\(~\)
\(~\)
\(~\)

Why normalization

The first step to analyze any data is preprocessing of the data. Data normalization is a part of data preprocessing. The measurement unit used can affect the data analysis. For example, changing measurement units from a scale into a different scale may lead to very different results (meters to centimeters for height, kilograms to grams for weight). The smaller scale may affect more on results or we can say the attribute has greater effect or weight. In data preprocessing we sometimes use the term standardization instead of normalization.
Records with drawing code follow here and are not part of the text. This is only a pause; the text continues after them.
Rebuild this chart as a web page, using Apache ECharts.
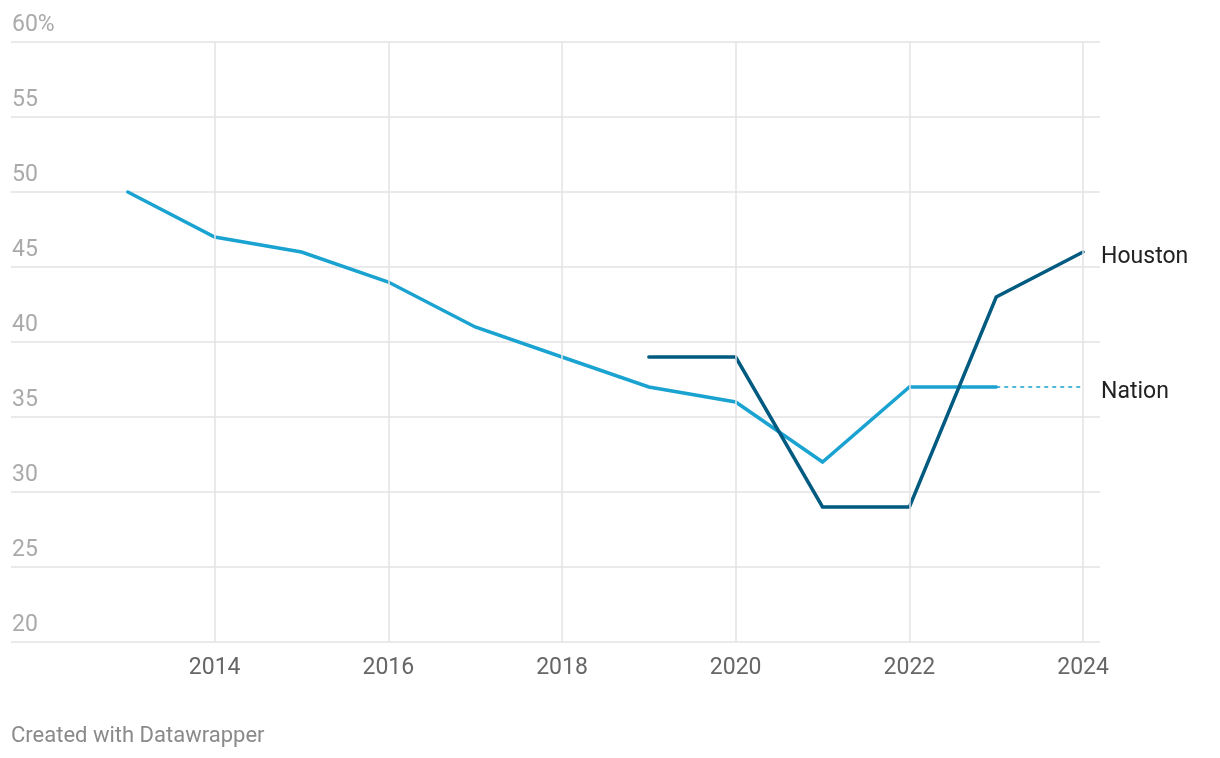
<!DOCTYPE html>
<html>
<head>
<meta charset="utf-8">
<script src="https://cdn.jsdelivr.net/npm/echarts@6/dist/echarts.min.js"></script>
<style>
html,body{margin:0;padding:0;background:#fff;}
#chart{width:1220px;height:758px;}
</style>
</head>
<body>
<div id="chart"></div>
<script>
const nationYears = [2013, 2014, 2015, 2016, 2017, 2018, 2019, 2020, 2021, 2022, 2023];
const nationValues = [50, 47, 46, 44, 41, 39, 37, 36, 32, 37, 37];
const nationProjYears = [2023, 2024];
const nationProjValues = [37, 37];
const houstonYears = [2019, 2020, 2021, 2022, 2023, 2024];
const houstonValues = [39, 39, 29, 29, 43, 46];
const xTickLabels = [2014, 2016, 2018, 2020, 2022, 2024];
const yTickValues = [20, 25, 30, 35, 40, 45, 50, 55, 60];

const pair = (xs, ys) => xs.map((x, i) => [x, ys[i]]);
const FONT = 'Roboto';

const chart = echarts.init(document.getElementById('chart'), null, {renderer: 'canvas'});
chart.setOption({
  backgroundColor: '#ffffff',
  animation: false,
  textStyle: {fontFamily: FONT},
  grid: {left: 11, right: 120, top: 42, bottom: 116, containLabel: false},
  xAxis: {
    type: 'value',
    min: 2011.655,
    max: 2024.195,
    axisLine: {show: false},
    axisTick: {show: false, customValues: xTickLabels},
    splitLine: {show: false},
    axisLabel: {
      customValues: xTickLabels,
      color: '#666666',
      fontSize: 23,
      fontFamily: FONT,
      margin: 15,
      formatter: v => String(v)
    }
  },
  yAxis: {
    type: 'value',
    min: 20,
    max: 60,
    interval: 5,
    axisLine: {show: false},
    axisTick: {show: false},
    splitLine: {show: true, lineStyle: {color: '#e3e3e3', width: 1.5}},
    axisLabel: {
      inside: true,
      margin: 1,
      align: 'left',
      verticalAlign: 'bottom',
      padding: [0, 0, 5, 0],
      color: '#aaaaaa',
      fontSize: 23,
      fontFamily: FONT,
      formatter: v => v === 60 ? v + '%' : String(v)
    }
  },
  graphic: [{
    type: 'text',
    left: 11,
    top: 725,
    style: {text: 'Created with Datawrapper', fill: '#8a8a8a', font: '22px Roboto'}
  }],
  series: [
    {
      name: 'grid',
      type: 'line',
      data: [],
      silent: true,
      markLine: {
        silent: true,
        symbol: 'none',
        label: {show: false},
        lineStyle: {color: '#e3e3e3', width: 1.5, type: 'solid'},
        data: xTickLabels.map(v => ({xAxis: v}))
      }
    },
    {
      name: 'Nation projection',
      type: 'line',
      data: pair(nationProjYears, nationProjValues),
      showSymbol: false,
      lineStyle: {color: '#1aa3d1', width: 1.5, type: [4, 4]},
      endLabel: {
        show: true,
        formatter: 'Nation',
        distance: 18,
        offset: [0, 5],
        color: '#222222',
        fontSize: 23,
        fontFamily: FONT
      },
      z: 2
    },
    {
      name: 'Nation',
      type: 'line',
      data: pair(nationYears, nationValues),
      showSymbol: false,
      lineStyle: {color: '#1aa3d1', width: 3.5, cap: 'round', join: 'miter'},
      z: 3
    },
    {
      name: 'Houston',
      type: 'line',
      data: pair(houstonYears, houstonValues),
      showSymbol: false,
      lineStyle: {color: '#015a80', width: 3.5, cap: 'round', join: 'miter'},
      endLabel: {
        show: true,
        formatter: 'Houston',
        distance: 18,
        offset: [0, 5],
        color: '#222222',
        fontSize: 23,
        fontFamily: FONT
      },
      z: 4
    }
  ]
});
</script>
</body>
</html>
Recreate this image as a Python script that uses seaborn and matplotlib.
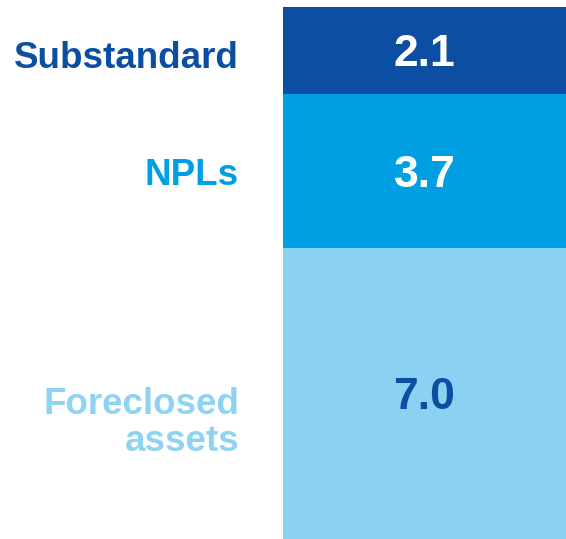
import numpy as np
import pandas as pd
import seaborn as sns
import matplotlib.pyplot as plt
import matplotlib.transforms as mtransforms

# data, bottom segment first
categories = ["Foreclosed\nassets", "NPLs", "Substandard"]
values = [7.0, 3.7, 2.1]
value_labels = ["7.0", "3.7", "2.1"]

bar_colors = ["#8AD1F2", "#009FE3", "#0B4EA2"]
value_colors = ["#0B4EA2", "white", "white"]
label_colors = ["#8FD3F3", "#009FE3", "#0B4EA2"]

sns.set_style("white")
plt.rcParams['font.family'] = ['Liberation Sans', 'DejaVu Sans']

fig = plt.figure(figsize=(5.66, 5.39), dpi=100)
ax = fig.add_axes([283 / 566, 0, 283 / 566, 532 / 539])

bottoms = np.concatenate([[0], np.cumsum(values)[:-1]])
df = pd.DataFrame({"bar": ["total"] * len(values), "value": values,
                   "bottom": bottoms, "category": categories})

for i, row in df.iterrows():
    sns.barplot(x=[row["bar"]], y=[row["value"]], bottom=row["bottom"],
                color=bar_colors[i], saturation=1, width=1, errorbar=None,
                linewidth=0, ax=ax)

ax.set_xlim(-0.5, 0.5)
ax.set_ylim(0, sum(values))
ax.axis("off")

# values inside the bar
for i, row in df.iterrows():
    ax.text(0, row["bottom"] + row["value"] / 2 - 0.1, value_labels[i],
            ha="center", va="center", fontsize=32, fontweight="bold",
            color=value_colors[i])

# category labels on the left
trans = mtransforms.blended_transform_factory(fig.transFigure, ax.transData)
offsets = [-0.7, -0.1, -0.18]
for i, row in df.iterrows():
    ax.text(239 / 566, row["bottom"] + row["value"] / 2 + offsets[i],
            row["category"], transform=trans, ha="right", va="center",
            fontsize=26.5, fontweight="bold", color=label_colors[i],
            linespacing=1.08, multialignment="right")

fig.savefig("out.png", dpi=100)
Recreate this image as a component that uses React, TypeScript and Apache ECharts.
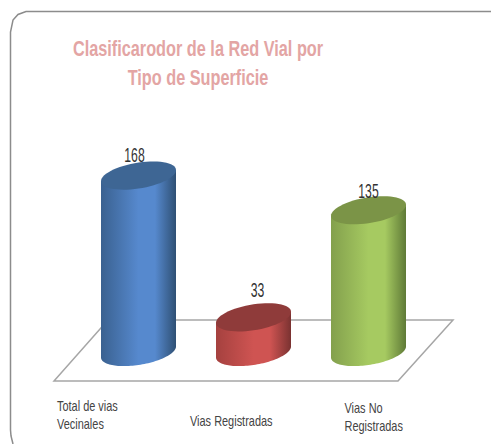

In this document some methods related to data normalization are presented.

\(~\)

A microarray experiment raw data realated to colon cancer patients was stored at rawDataMatrix object containing 53 columns and 20000 rows. GSE18088 is the id of this experiment in GEO database.

dim(rawDataMatrix)
## [1] 20000    53
max(rawDataMatrix) - min(rawDataMatrix)
## [1] 65508
boxplot(rawDataMatrix , pch=".")

hist(rawDataMatrix[,2] , breaks = 100)

\(~\)

You can see MA plots between sample 1 and 2 to 7. As can be seen most of the data are located at the similar position

par(mfrow = c(2,3))

for(i in 2:7){
  A = (rawDataMatrix[,1]+rawDataMatrix[,i])/2 
  M = (rawDataMatrix[,1]-rawDataMatrix[,i])    
  smoothScatter(A,M , ylim = c(-25000,5000))
  abline(0,0 , col ="green")
}
dev.off()

\(~\)

\(~\)

par(mfrow = c(2,3))
for(i in 2:7){
qqplot(rawDataMatrix[,1],rawDataMatrix[,i] , col = "darkgreen" , ylim=c(0,70000))
}